-- Data lines --

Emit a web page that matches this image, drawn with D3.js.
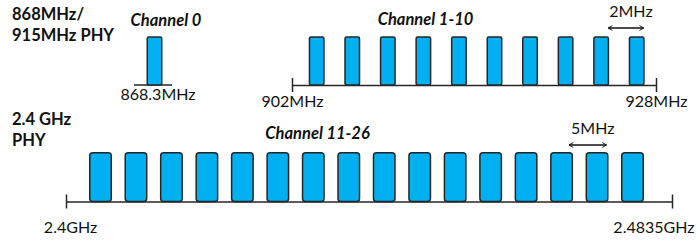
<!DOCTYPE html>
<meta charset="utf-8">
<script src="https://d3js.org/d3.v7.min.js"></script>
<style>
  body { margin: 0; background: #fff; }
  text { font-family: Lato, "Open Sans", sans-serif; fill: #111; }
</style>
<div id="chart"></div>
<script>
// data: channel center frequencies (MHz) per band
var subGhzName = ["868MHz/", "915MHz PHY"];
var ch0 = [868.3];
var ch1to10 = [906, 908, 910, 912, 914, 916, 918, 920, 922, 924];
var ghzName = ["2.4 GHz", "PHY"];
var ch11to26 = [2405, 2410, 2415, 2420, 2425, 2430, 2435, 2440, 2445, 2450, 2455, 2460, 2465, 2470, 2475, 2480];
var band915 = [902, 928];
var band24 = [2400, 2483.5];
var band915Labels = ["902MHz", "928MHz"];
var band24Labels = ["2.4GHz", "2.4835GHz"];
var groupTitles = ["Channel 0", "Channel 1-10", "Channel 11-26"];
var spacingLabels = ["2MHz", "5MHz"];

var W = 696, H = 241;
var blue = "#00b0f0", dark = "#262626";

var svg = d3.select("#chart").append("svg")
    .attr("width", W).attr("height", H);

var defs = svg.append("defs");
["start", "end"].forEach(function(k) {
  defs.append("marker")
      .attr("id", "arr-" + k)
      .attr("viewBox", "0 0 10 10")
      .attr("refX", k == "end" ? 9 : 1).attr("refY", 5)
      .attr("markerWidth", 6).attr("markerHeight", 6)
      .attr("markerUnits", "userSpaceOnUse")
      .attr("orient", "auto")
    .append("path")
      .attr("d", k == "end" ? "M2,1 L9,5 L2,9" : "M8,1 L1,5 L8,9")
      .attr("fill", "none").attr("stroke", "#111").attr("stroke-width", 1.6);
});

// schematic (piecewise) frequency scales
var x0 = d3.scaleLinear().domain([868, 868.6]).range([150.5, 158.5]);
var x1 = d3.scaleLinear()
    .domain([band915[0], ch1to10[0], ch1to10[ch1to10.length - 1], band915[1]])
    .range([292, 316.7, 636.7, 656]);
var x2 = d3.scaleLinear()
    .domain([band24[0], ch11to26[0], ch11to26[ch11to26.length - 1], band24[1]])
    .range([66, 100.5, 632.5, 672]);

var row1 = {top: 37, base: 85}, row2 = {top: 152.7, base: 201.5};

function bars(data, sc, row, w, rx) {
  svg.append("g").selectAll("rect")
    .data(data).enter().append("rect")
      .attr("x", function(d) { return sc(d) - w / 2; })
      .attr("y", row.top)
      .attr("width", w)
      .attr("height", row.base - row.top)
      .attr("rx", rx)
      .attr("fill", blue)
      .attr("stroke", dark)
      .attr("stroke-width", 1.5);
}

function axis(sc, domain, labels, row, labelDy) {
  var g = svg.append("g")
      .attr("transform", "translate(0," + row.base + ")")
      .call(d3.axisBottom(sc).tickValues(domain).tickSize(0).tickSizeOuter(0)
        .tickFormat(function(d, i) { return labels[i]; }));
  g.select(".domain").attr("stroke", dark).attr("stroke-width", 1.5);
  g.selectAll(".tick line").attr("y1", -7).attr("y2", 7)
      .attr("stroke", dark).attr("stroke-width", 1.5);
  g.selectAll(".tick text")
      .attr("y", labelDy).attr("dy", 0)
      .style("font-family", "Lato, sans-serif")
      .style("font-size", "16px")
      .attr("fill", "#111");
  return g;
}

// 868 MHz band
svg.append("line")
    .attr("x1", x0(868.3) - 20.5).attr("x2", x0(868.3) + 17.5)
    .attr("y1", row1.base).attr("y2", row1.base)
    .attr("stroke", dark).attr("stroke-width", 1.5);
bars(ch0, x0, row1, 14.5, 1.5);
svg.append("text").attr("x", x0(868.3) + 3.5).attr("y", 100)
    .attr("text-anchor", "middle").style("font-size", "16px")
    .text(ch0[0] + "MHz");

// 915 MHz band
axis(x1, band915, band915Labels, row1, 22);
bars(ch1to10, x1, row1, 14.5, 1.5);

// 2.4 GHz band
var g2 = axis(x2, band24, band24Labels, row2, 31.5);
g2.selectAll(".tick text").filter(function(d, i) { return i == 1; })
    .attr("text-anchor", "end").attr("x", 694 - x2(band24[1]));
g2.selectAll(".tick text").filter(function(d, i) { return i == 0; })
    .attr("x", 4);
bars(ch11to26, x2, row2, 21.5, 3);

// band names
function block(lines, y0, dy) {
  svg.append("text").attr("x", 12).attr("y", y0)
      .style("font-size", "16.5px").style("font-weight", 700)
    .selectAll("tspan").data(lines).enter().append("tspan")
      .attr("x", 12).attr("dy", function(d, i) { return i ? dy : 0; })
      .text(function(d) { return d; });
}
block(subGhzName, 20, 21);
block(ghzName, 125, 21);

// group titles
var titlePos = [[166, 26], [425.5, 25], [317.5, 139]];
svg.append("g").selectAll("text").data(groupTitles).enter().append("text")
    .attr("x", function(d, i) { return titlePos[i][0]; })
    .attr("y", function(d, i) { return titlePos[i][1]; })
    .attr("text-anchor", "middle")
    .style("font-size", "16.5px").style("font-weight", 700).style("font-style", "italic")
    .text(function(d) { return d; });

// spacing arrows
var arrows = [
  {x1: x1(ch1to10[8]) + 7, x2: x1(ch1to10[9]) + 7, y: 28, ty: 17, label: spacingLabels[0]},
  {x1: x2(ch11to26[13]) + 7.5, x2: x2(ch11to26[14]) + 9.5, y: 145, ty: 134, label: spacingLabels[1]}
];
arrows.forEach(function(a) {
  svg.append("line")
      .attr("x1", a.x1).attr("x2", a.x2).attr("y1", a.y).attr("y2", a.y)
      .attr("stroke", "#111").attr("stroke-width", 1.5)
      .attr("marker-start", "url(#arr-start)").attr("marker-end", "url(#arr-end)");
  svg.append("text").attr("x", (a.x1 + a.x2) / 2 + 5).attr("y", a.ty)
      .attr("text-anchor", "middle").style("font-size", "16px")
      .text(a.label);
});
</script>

-- Problem description --
Every line is to be duplicated exactly, though pictures stay out.

-- Answer to this problem --
Emit a web page that matches this image, drawn with D3.js.
<!DOCTYPE html>
<meta charset="utf-8">
<script src="https://d3js.org/d3.v7.min.js"></script>
<style>
  body { margin: 0; background: #fff; }
  text { font-family: Lato, "Open Sans", sans-serif; fill: #111; }
</style>
<div id="chart"></div>
<script>
// data: channel center frequencies (MHz) per band
var subGhzName = ["868MHz/", "915MHz PHY"];
var ch0 = [868.3];
var ch1to10 = [906, 908, 910, 912, 914, 916, 918, 920, 922, 924];
var ghzName = ["2.4 GHz", "PHY"];
var ch11to26 = [2405, 2410, 2415, 2420, 2425, 2430, 2435, 2440, 2445, 2450, 2455, 2460, 2465, 2470, 2475, 2480];
var band915 = [902, 928];
var band24 = [2400, 2483.5];
var band915Labels = ["902MHz", "928MHz"];
var band24Labels = ["2.4GHz", "2.4835GHz"];
var groupTitles = ["Channel 0", "Channel 1-10", "Channel 11-26"];
var spacingLabels = ["2MHz", "5MHz"];

var W = 696, H = 241;
var blue = "#00b0f0", dark = "#262626";

var svg = d3.select("#chart").append("svg")
    .attr("width", W).attr("height", H);

var defs = svg.append("defs");
["start", "end"].forEach(function(k) {
  defs.append("marker")
      .attr("id", "arr-" + k)
      .attr("viewBox", "0 0 10 10")
      .attr("refX", k == "end" ? 9 : 1).attr("refY", 5)
      .attr("markerWidth", 6).attr("markerHeight", 6)
      .attr("markerUnits", "userSpaceOnUse")
      .attr("orient", "auto")
    .append("path")
      .attr("d", k == "end" ? "M2,1 L9,5 L2,9" : "M8,1 L1,5 L8,9")
      .attr("fill", "none").attr("stroke", "#111").attr("stroke-width", 1.6);
});

// schematic (piecewise) frequency scales
var x0 = d3.scaleLinear().domain([868, 868.6]).range([150.5, 158.5]);
var x1 = d3.scaleLinear()
    .domain([band915[0], ch1to10[0], ch1to10[ch1to10.length - 1], band915[1]])
    .range([292, 316.7, 636.7, 656]);
var x2 = d3.scaleLinear()
    .domain([band24[0], ch11to26[0], ch11to26[ch11to26.length - 1], band24[1]])
    .range([66, 100.5, 632.5, 672]);

var row1 = {top: 37, base: 85}, row2 = {top: 152.7, base: 201.5};

function bars(data, sc, row, w, rx) {
  svg.append("g").selectAll("rect")
    .data(data).enter().append("rect")
      .attr("x", function(d) { return sc(d) - w / 2; })
      .attr("y", row.top)
      .attr("width", w)
      .attr("height", row.base - row.top)
      .attr("rx", rx)
      .attr("fill", blue)
      .attr("stroke", dark)
      .attr("stroke-width", 1.5);
}

function axis(sc, domain, labels, row, labelDy) {
  var g = svg.append("g")
      .attr("transform", "translate(0," + row.base + ")")
      .call(d3.axisBottom(sc).tickValues(domain).tickSize(0).tickSizeOuter(0)
        .tickFormat(function(d, i) { return labels[i]; }));
  g.select(".domain").attr("stroke", dark).attr("stroke-width", 1.5);
  g.selectAll(".tick line").attr("y1", -7).attr("y2", 7)
      .attr("stroke", dark).attr("stroke-width", 1.5);
  g.selectAll(".tick text")
      .attr("y", labelDy).attr("dy", 0)
      .style("font-family", "Lato, sans-serif")
      .style("font-size", "16px")
      .attr("fill", "#111");
  return g;
}

// 868 MHz band
svg.append("line")
    .attr("x1", x0(868.3) - 20.5).attr("x2", x0(868.3) + 17.5)
    .attr("y1", row1.base).attr("y2", row1.base)
    .attr("stroke", dark).attr("stroke-width", 1.5);
bars(ch0, x0, row1, 14.5, 1.5);
svg.append("text").attr("x", x0(868.3) + 3.5).attr("y", 100)
    .attr("text-anchor", "middle").style("font-size", "16px")
    .text(ch0[0] + "MHz");

// 915 MHz band
axis(x1, band915, band915Labels, row1, 22);
bars(ch1to10, x1, row1, 14.5, 1.5);

// 2.4 GHz band
var g2 = axis(x2, band24, band24Labels, row2, 31.5);
g2.selectAll(".tick text").filter(function(d, i) { return i == 1; })
    .attr("text-anchor", "end").attr("x", 694 - x2(band24[1]));
g2.selectAll(".tick text").filter(function(d, i) { return i == 0; })
    .attr("x", 4);
bars(ch11to26, x2, row2, 21.5, 3);

// band names
function block(lines, y0, dy) {
  svg.append("text").attr("x", 12).attr("y", y0)
      .style("font-size", "16.5px").style("font-weight", 700)
    .selectAll("tspan").data(lines).enter().append("tspan")
      .attr("x", 12).attr("dy", function(d, i) { return i ? dy : 0; })
      .text(function(d) { return d; });
}
block(subGhzName, 20, 21);
block(ghzName, 125, 21);

// group titles
var titlePos = [[166, 26], [425.5, 25], [317.5, 139]];
svg.append("g").selectAll("text").data(groupTitles).enter().append("text")
    .attr("x", function(d, i) { return titlePos[i][0]; })
    .attr("y", function(d, i) { return titlePos[i][1]; })
    .attr("text-anchor", "middle")
    .style("font-size", "16.5px").style("font-weight", 700).style("font-style", "italic")
    .text(function(d) { return d; });

// spacing arrows
var arrows = [
  {x1: x1(ch1to10[8]) + 7, x2: x1(ch1to10[9]) + 7, y: 28, ty: 17, label: spacingLabels[0]},
  {x1: x2(ch11to26[13]) + 7.5, x2: x2(ch11to26[14]) + 9.5, y: 145, ty: 134, label: spacingLabels[1]}
];
arrows.forEach(function(a) {
  svg.append("line")
      .attr("x1", a.x1).attr("x2", a.x2).attr("y1", a.y).attr("y2", a.y)
      .attr("stroke", "#111").attr("stroke-width", 1.5)
      .attr("marker-start", "url(#arr-start)").attr("marker-end", "url(#arr-end)");
  svg.append("text").attr("x", (a.x1 + a.x2) / 2 + 5).attr("y", a.ty)
      .attr("text-anchor", "middle").style("font-size", "16px")
      .text(a.label);
});
</script>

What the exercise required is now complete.